Living in China for the last few months has been surprisingly hassle-free Internet-wise. In the living room here I’ve got a 768k DSL connection, and the government blocking of sites has not been too big of a deal, given that I often don’t do much more than read digg.com or check email.
The lack of the BBC has been a bit annoying, but I can get the New York Times (by changing DNS servers) and The Economist which compensate quite nicely.This changed last Thursday when, suddenly, Google disappeared. It had worked pretty much flawlessly before that, and Google Mail was never an issue.
There have been periodic outages of sites and things before, but this has been going on for four days now and, more ominously, google.cn works perfectly fine. Perhaps weirdest is that it does work if you keep trying to get to the site. Having to reload the page 20 times each time you want to check mail is a bit annoying, but better than nothing.
Suddenly promoted to the top of the “To do” list? Setting up a VPN via SSH.
Hotmail blocked in China
Related to this is that Hotmail is also proving problematic here in China because of blocking of various stages of Microsoft’s Microsoft Live.
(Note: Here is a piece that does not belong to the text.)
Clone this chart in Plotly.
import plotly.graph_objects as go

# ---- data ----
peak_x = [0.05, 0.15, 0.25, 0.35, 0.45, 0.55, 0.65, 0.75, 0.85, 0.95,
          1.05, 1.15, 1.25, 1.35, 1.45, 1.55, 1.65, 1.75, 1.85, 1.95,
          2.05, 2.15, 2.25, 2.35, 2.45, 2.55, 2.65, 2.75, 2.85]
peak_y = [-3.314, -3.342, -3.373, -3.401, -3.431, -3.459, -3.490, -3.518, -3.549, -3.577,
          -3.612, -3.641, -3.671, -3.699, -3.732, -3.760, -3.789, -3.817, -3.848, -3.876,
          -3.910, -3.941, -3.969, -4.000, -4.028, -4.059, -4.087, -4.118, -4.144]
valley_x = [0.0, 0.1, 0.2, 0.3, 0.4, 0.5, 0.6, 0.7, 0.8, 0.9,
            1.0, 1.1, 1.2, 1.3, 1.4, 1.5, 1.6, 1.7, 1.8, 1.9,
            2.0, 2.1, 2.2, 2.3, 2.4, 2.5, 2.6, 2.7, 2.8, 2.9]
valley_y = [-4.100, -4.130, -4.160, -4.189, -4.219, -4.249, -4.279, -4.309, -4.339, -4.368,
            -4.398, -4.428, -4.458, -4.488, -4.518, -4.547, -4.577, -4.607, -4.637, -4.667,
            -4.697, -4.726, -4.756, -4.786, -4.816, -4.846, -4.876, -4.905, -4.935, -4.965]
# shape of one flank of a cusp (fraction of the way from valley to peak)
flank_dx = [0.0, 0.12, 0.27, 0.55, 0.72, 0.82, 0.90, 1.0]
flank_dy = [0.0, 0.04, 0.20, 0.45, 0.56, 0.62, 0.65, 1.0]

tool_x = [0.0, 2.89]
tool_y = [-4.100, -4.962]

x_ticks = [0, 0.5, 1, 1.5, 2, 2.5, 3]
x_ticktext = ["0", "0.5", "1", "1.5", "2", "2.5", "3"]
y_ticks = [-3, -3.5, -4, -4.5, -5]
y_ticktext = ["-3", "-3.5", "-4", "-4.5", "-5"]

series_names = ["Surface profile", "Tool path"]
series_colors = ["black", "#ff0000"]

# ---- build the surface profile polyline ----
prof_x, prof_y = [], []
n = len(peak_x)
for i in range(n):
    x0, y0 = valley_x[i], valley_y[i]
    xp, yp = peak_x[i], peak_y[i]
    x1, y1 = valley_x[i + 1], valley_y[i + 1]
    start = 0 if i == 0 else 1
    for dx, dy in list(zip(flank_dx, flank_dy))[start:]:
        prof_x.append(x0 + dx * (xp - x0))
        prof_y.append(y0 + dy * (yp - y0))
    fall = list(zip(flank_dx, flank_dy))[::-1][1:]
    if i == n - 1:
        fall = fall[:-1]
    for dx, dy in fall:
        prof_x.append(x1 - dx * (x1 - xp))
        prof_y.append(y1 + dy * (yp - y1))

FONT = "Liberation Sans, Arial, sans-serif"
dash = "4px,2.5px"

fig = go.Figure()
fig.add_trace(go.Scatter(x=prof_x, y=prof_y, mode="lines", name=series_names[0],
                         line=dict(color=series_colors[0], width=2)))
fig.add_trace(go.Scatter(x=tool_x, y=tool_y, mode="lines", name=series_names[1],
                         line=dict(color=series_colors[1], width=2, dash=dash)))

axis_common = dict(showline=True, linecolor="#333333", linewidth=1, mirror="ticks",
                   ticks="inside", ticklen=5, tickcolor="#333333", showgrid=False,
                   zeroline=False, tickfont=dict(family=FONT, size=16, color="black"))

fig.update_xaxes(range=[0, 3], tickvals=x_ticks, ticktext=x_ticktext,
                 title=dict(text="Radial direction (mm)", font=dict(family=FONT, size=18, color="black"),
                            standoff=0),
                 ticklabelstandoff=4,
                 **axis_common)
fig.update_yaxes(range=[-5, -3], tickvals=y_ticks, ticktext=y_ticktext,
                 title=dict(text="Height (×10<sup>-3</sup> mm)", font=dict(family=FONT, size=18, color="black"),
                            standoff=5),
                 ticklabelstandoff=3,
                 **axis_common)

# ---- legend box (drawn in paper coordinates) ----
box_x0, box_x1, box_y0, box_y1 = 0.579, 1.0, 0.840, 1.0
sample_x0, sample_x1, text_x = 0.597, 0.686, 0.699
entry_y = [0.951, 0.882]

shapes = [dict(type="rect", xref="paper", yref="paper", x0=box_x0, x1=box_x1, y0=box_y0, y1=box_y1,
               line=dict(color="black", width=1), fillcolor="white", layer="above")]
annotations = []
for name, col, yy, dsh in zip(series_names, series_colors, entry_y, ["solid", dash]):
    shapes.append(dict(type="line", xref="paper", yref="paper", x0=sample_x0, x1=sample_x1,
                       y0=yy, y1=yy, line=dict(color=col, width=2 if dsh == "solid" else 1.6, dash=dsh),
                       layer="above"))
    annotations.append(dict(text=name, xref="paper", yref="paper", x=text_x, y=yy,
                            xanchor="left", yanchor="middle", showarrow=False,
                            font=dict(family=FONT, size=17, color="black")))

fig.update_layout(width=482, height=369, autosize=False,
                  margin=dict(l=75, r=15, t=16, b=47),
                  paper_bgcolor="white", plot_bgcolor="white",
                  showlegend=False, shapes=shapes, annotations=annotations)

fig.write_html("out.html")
A simple workaround for this is to use the mobile phone version of hotmail, which will at least let you check mail. I just visit the URL:



To get things like the BBC or Wikipedia, I'm going to have to get the VPN going on the server, but it looks as though that's a bit more challenging than first though. PPTP looks pretty good, but I have to figure out if FreeBSD can work with it via NAT, while OpenVPN is all user-land and compelling, but not as well integrated on OS X clients.